Maybe it's something in the briny St. Andrews air, or the dearth of distractions in town (read: no Hooters) whatever the reason Daly looks right at home at the home of golf. He said after his round that the Old Course is his favorite track anywhere in the world and has been since the 1994 Dunhill Cup, which Daly won here with Payne Stewart and Fred Couples. "It just puts driver in my hand," he said. "It just suits my game."
"The Old Course is a memory before you've ever played it because of all the great players that have won and played it," Daly added. "When you've got that going for you, you don't feel disappointed when you don't play so well, but you feel even better you do play well."
That much was evident in a lively post-round press conference where Daly revealed several tasty nuggets. For example, after having the lap-band surgery that helped him lose some 80 pounds, J.D. said he has quit drinking whole milk. "I used to drink half a gallon of that a day," he said. "When you used to be as hung over as I used to be, it was great. Got rid of everything."

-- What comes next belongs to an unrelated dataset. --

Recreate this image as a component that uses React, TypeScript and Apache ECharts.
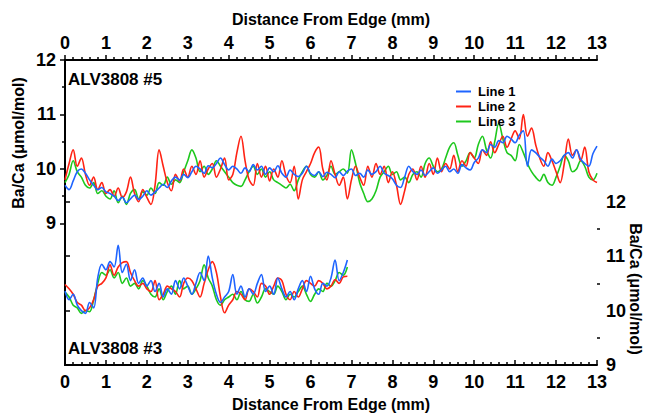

When asked about his televised threat to quit the game after a second-round 71 in San Diego earlier this year, Daly said he's not the only Tour pro who occasionally feels like going cold turkey. "I'm probably the only idiot who would say it on TV," Daly allowed, "but I talked to Tim Herron and he said, 'I wanted to quit a million times.' There's lots of guys that say that."
If today was any indication, Daly would be wise to stick around golf for at least a little while longer. He can still make birdies in bunches, he can still pound it deep with the longest of them, and the fans still eat him up like a steak and kidney pie. Daly still has 54 holes to play this week, and he knows his fickle game well enough to know all that could go wrong in that stretch. But should Daly somehow prevail this week, he also knows precisely what that would mean.
"It would be just the most gratifying victory I could ever have," he said.